5.5 Forecasting Rainfall When it Matters: Providing Context for Precipitation Forecasts

Tuesday, 12 January 2016: 2:30 PM
Room 255/257 ( New Orleans Ernest N. Morial Convention Center)
Richard Grumm, NOAA/NWSFO, State College, PA; and T. Alcott and J. W. Scheck

The key requirement for effective decision support is knowing what the potential impact of an event will be. Numerical guidance is often quite successful in identifying when it will rain, and how much rain will fall. The impact of rainfall is related to two additional factors: antecedent conditions and climatological significance. High impact and historic rainfall events often occur when these two components work together.

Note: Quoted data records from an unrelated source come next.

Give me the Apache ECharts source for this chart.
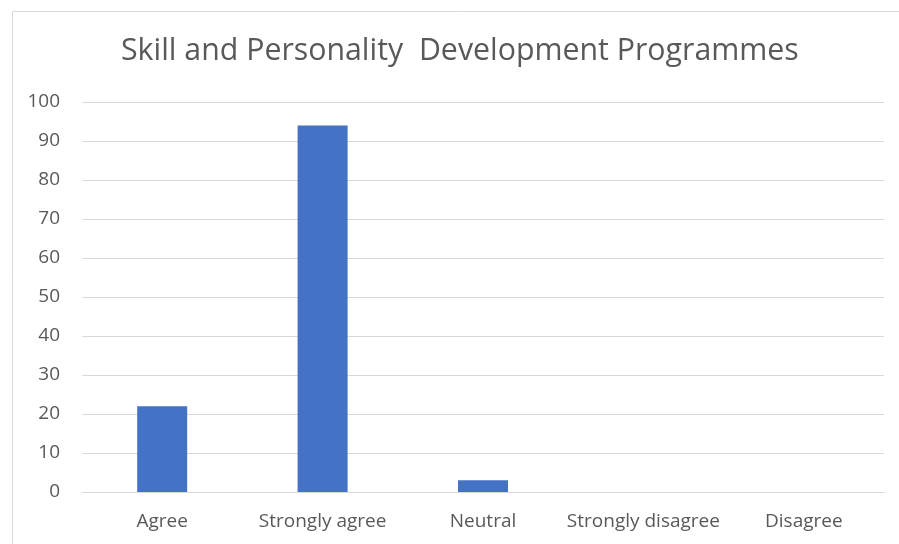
<!DOCTYPE html>
<html><head><meta charset="utf-8">
<script src="https://cdn.jsdelivr.net/npm/echarts@6/dist/echarts.min.js"></script>
<style>html,body{margin:0;padding:0;background:#fff;}#c{width:899px;height:544px;}</style>
</head><body><div id="c"></div>
<script>
const categories = ["Agree", "Strongly agree", "Neutral", "Strongly disagree", "Disagree"];
const values = [22, 94, 3, 0, 0];
const yTicks = [0, 10, 20, 30, 40, 50, 60, 70, 80, 90, 100];
const chartTitle = "Skill and Personality  Development Programmes";

const font = "'Open Sans', 'Liberation Sans', sans-serif";
const chart = echarts.init(document.getElementById('c'));
chart.setOption({
  animation: false,
  graphic: [{
    type: 'rect', left: 10, top: 9,
    shape: { width: 960, height: 600 },
    style: { fill: 'none', stroke: '#d9d9d9', lineWidth: 1 }
  }],
  title: {
    text: chartTitle, left: 116, top: 31,
    textStyle: { fontFamily: font, fontSize: 30.3, fontWeight: 'normal', color: '#595959' }
  },
  grid: { left: 82, right: 15, top: 102, bottom: 52 },
  xAxis: {
    type: 'category', data: categories,
    axisLine: { lineStyle: { color: '#d9d9d9', width: 1 } },
    axisTick: { show: false },
    axisLabel: { interval: 0, fontFamily: font, fontSize: 19, color: '#595959', margin: 20 }
  },
  yAxis: {
    type: 'value', min: yTicks[0], max: yTicks[yTicks.length - 1], interval: 10,
    axisLine: { show: false }, axisTick: { show: false },
    splitLine: { lineStyle: { color: '#d9d9d9', width: 1 } },
    axisLabel: { fontFamily: font, fontSize: 19, color: '#595959', margin: 22 }
  },
  series: [{
    type: 'bar', data: values, barWidth: 50,
    itemStyle: { color: '#4472c4' }
  }]
});
</script></body></html>
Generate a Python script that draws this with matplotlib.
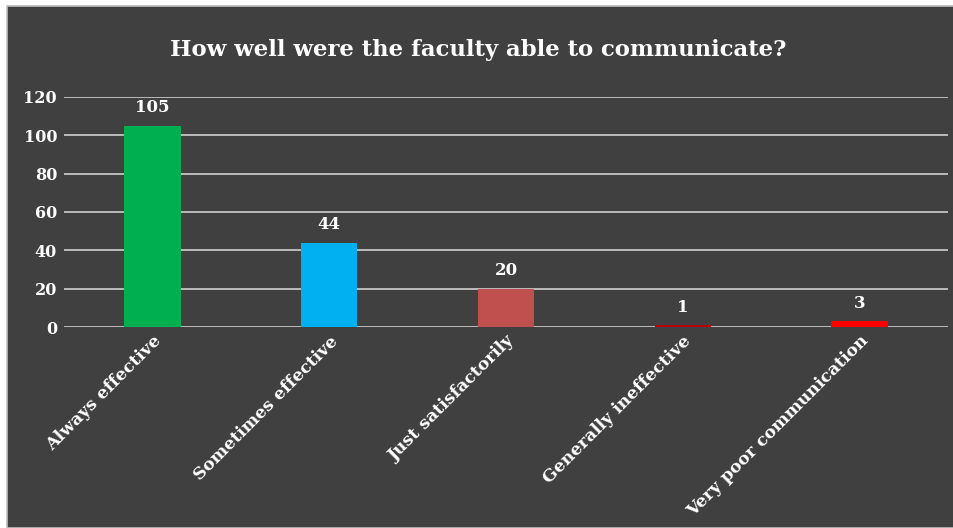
import matplotlib.pyplot as plt
from matplotlib.patches import Rectangle

categories = ['Always effective', 'Sometimes effective', 'Just satisfactorily',
              'Generally ineffective', 'Very poor communication']
counts = [105, 44, 20, 1, 3]
colors = ['#00B050', '#00B0F0', '#C0504D', '#C00000', '#FF0000']

plt.rcParams['font.family'] = ['DejaVu Serif']
plt.rcParams['font.weight'] = 'bold'

fig = plt.figure(figsize=(9.54, 5.28), dpi=100)
fig.patch.set_facecolor('white')

# dark chart area with thin grey border
panel = Rectangle((7 / 954, 0), 1, 1 - 6 / 528, transform=fig.transFigure,
                  facecolor='#404040', edgecolor='#bfbfbf', linewidth=1.2, zorder=-1)
fig.patches.append(panel)

ax = fig.add_axes([64 / 954, 1 - 327 / 528, (948 - 64) / 954, (327 - 97) / 528])
ax.set_facecolor('none')

x = range(len(categories))
bars = ax.bar(x, counts, width=0.32, color=colors, zorder=3)
for b, v in zip(bars, counts):
    ax.text(b.get_x() + b.get_width() / 2, v + 5, str(v), ha='center', va='bottom',
            color='white', fontsize=12, fontweight='bold')

ax.set_xlim(-0.5, len(categories) - 0.5)
ax.set_ylim(0, 120)
ax.set_yticks(range(0, 121, 20))
ax.yaxis.grid(True, color='#d0d0d0', linewidth=1.2, zorder=0)
ax.set_axisbelow(True)
for s in ax.spines.values():
    s.set_visible(False)
ax.tick_params(axis='both', length=0, colors='white')
ax.tick_params(axis='y', pad=5, labelsize=11.5)
ax.tick_params(axis='x', pad=4, labelsize=12.4)
ax.set_xticks(list(x))
ax.set_xticklabels(categories, rotation=45, ha='right', rotation_mode='anchor')
for lab in ax.get_xticklabels() + ax.get_yticklabels():
    lab.set_fontweight('bold')

fig.text(478 / 954, 1 - 50 / 528, 'How well were the faculty able to communicate?',
         ha='center', va='center', color='white', fontsize=16.4, fontweight='bold')

fig.savefig('out.png', dpi=100, facecolor=fig.get_facecolor())
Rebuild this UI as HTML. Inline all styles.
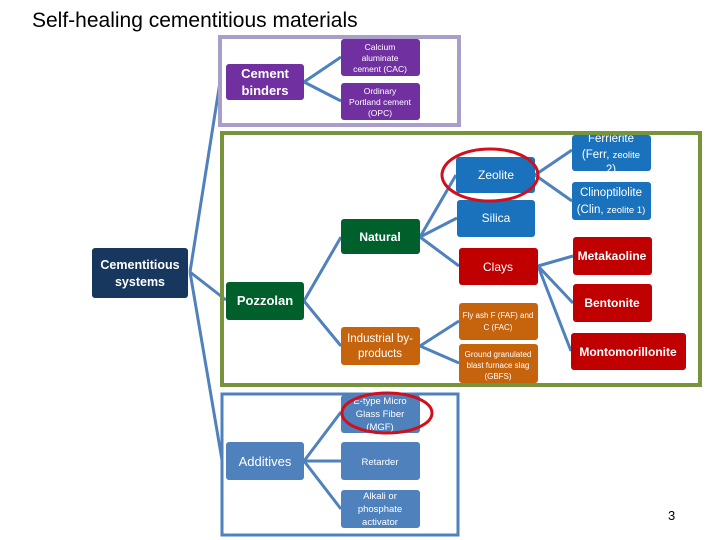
<!DOCTYPE html>
<html><head><meta charset="utf-8"><style>
html,body{margin:0;padding:0;background:#fff;}
svg{display:block;font-family:"Liberation Sans",sans-serif;}
</style></head><body>
<svg width="720" height="540" viewBox="0 0 720 540" xmlns="http://www.w3.org/2000/svg">
<defs><clipPath id="cf"><rect x="0" y="135" width="720" height="405"/></clipPath></defs>
<text x="32" y="27" font-size="21" fill="#000">Self-healing cementitious materials</text>
<!-- connectors -->
<g stroke="#4f81bd" stroke-width="3" fill="none">
<path d="M190 272 L220 82 M190 272 L226 300 M190 272 L222 460"/>
<path d="M304 82 L341 57 M304 82 L341 101"/>
<path d="M304 301 L341 237 M304 301 L341 346"/>
<path d="M420 237 L456 175 M420 237 L457 218 M420 237 L459 266"/>
<path d="M535 175 L572 150 M535 175 L572 201"/>
<path d="M538 266 L573 256 M538 266 L573 303 M538 266 L571 351"/>
<path d="M420 346 L459 321 M420 346 L459 363"/>
<path d="M304 461 L341 412 M304 461 L341 461 M304 461 L341 509"/>
</g>
<!-- boxes -->
<g>
<rect x="226" y="64" width="78" height="36" rx="3" fill="#7030a0"/>
<rect x="341" y="39" width="79" height="37" rx="3" fill="#7030a0"/>
<rect x="341" y="83" width="79" height="37" rx="3" fill="#7030a0"/>
<rect x="92" y="248" width="96" height="50" rx="3" fill="#17375e"/>
<rect x="341" y="219" width="79" height="35" rx="3" fill="#00602b"/>
<rect x="226" y="282" width="78" height="38" rx="3" fill="#00602b"/>
<rect x="341" y="327" width="79" height="38" rx="3" fill="#c6640e"/>
<rect x="459" y="303" width="79" height="37" rx="3" fill="#c6640e"/>
<rect x="459" y="344" width="79" height="39" rx="3" fill="#c6640e"/>
<rect x="456" y="157" width="79" height="36" rx="3" fill="#1a72bd"/>
<rect x="457" y="200" width="78" height="37" rx="3" fill="#1a72bd"/>
<rect x="572" y="135" width="79" height="36" rx="3" fill="#1a72bd"/>
<rect x="572" y="182" width="79" height="38" rx="3" fill="#1a72bd"/>
<rect x="459" y="248" width="79" height="37" rx="3" fill="#c00000"/>
<rect x="573" y="237" width="79" height="38" rx="3" fill="#c00000"/>
<rect x="573" y="284" width="79" height="38" rx="3" fill="#c00000"/>
<rect x="571" y="333" width="115" height="37" rx="3" fill="#c00000"/>
<rect x="226" y="442" width="78" height="38" rx="3" fill="#4f81bd"/>
<rect x="341" y="395" width="79" height="38" rx="3" fill="#4f81bd"/>
<rect x="341" y="442" width="79" height="38" rx="3" fill="#4f81bd"/>
<rect x="341" y="490" width="79" height="38" rx="3" fill="#4f81bd"/>
</g>
<g fill="#fff" text-anchor="middle">
<text x="265" y="78" font-size="13" font-weight="bold">Cement</text>
<text x="265" y="95" font-size="13" font-weight="bold">binders</text>
<text x="380" y="50" font-size="8.5">Calcium</text>
<text x="380" y="61" font-size="8.5">aluminate</text>
<text x="380" y="72" font-size="8.5">cement (CAC)</text>
<text x="380" y="94" font-size="8.5">Ordinary</text>
<text x="380" y="105" font-size="8.5">Portland cement</text>
<text x="380" y="116" font-size="8.5">(OPC)</text>
<text x="140" y="269" font-size="12.5" font-weight="bold">Cementitious</text>
<text x="140" y="286" font-size="12.5" font-weight="bold">systems</text>
<text x="380" y="241" font-size="12" font-weight="bold">Natural</text>
<text x="265" y="305" font-size="13" font-weight="bold">Pozzolan</text>
<text x="380" y="342" font-size="11.5">Industrial by-</text>
<text x="380" y="357" font-size="11.5">products</text>
<text x="498" y="318" font-size="8">Fly ash F (FAF) and</text>
<text x="498" y="330" font-size="8">C (FAC)</text>
<text x="498" y="357" font-size="8">Ground granulated</text>
<text x="498" y="368" font-size="8">blast furnace slag</text>
<text x="498" y="379" font-size="8">(GBFS)</text>
<text x="496" y="179" font-size="12">Zeolite</text>
<text x="496" y="222" font-size="12">Silica</text>
<text x="498" y="271" font-size="12">Clays</text>
<g clip-path="url(#cf)">
<text x="611" y="142" font-size="11.5">Ferrierite</text>
</g>
<text x="611" y="158" font-size="11.5">(Ferr, <tspan font-size="9.5">zeolite</tspan></text>
<text x="611" y="173" font-size="11.5">2)</text>
<text x="611" y="196" font-size="11.5">Clinoptilolite</text>
<text x="611" y="213" font-size="11.5">(Clin, <tspan font-size="9.5">zeolite 1)</tspan></text>
<text x="612" y="260" font-size="12" font-weight="bold">Metakaoline</text>
<text x="612" y="307" font-size="12" font-weight="bold">Bentonite</text>
<text x="628" y="356" font-size="12" font-weight="bold">Montomorillonite</text>
<text x="265" y="466" font-size="13">Additives</text>
<text x="380" y="404" font-size="9.5">E-type Micro</text>
<text x="380" y="417" font-size="9.5">Glass Fiber</text>
<text x="380" y="430" font-size="9.5">(MGF)</text>
<text x="380" y="465" font-size="9.5">Retarder</text>
<text x="380" y="499" font-size="9.5">Alkali or</text>
<text x="380" y="512" font-size="9.5">phosphate</text>
<text x="380" y="525" font-size="9.5">activator</text>
</g>
<!-- frames -->
<rect x="220" y="37" width="239" height="88" fill="none" stroke="#a99dc9" stroke-width="4"/>
<rect x="222" y="133" width="478" height="252" fill="none" stroke="#77933c" stroke-width="4"/>
<rect x="222" y="394" width="236" height="141" fill="none" stroke="#4f81bd" stroke-width="3"/>
<ellipse cx="490" cy="175" rx="48" ry="26" fill="none" stroke="#d0101c" stroke-width="3"/>
<ellipse cx="387" cy="413" rx="45" ry="20" fill="none" stroke="#d0101c" stroke-width="3"/>
<text x="668" y="520" font-size="13" fill="#000">3</text>
</svg>
</body></html>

Key components of antecedent conditions include dynamic fields such as soil moisture and streamflow, and static fields such as topography and soil types. These conditions directly relate to the potential for both flash and river flooding, and certain combinations can favor a rapid response to heavy rainfall. Flash flood guidance is often used to determine how quickly the run-off may produce flooding given a specific amount of rainfall.

This paper will emphasize the second component related to whether an event is meteorologically and climatologically significant and will do so using a few cases from the winter, spring, summer and autumn of 2015. Numerical Weather Prediction model quantitative precipitation forecasts (QPF) can be placed in context of climatological data to assess whether an event is significant. At shorter ranges, this may be best accomplished by directly comparing high-resolution model QPF to rainfall return periods. In contrast, medium- and long-range QPF from operational ensembles is often low-resolution and uncalibrated, and forecasters may obtain better context by comparison to a model QPF climatology (i.e., an “M-Climate”).

The basic concept presented here is the value of using climatological data in the forecast process to identify if a meteorologically or climatologically significant rainfall event may occur. Combining this knowledge with knowledge of antecedent conditions may provide useful information related to decision making in anticipating potential high impact flood events.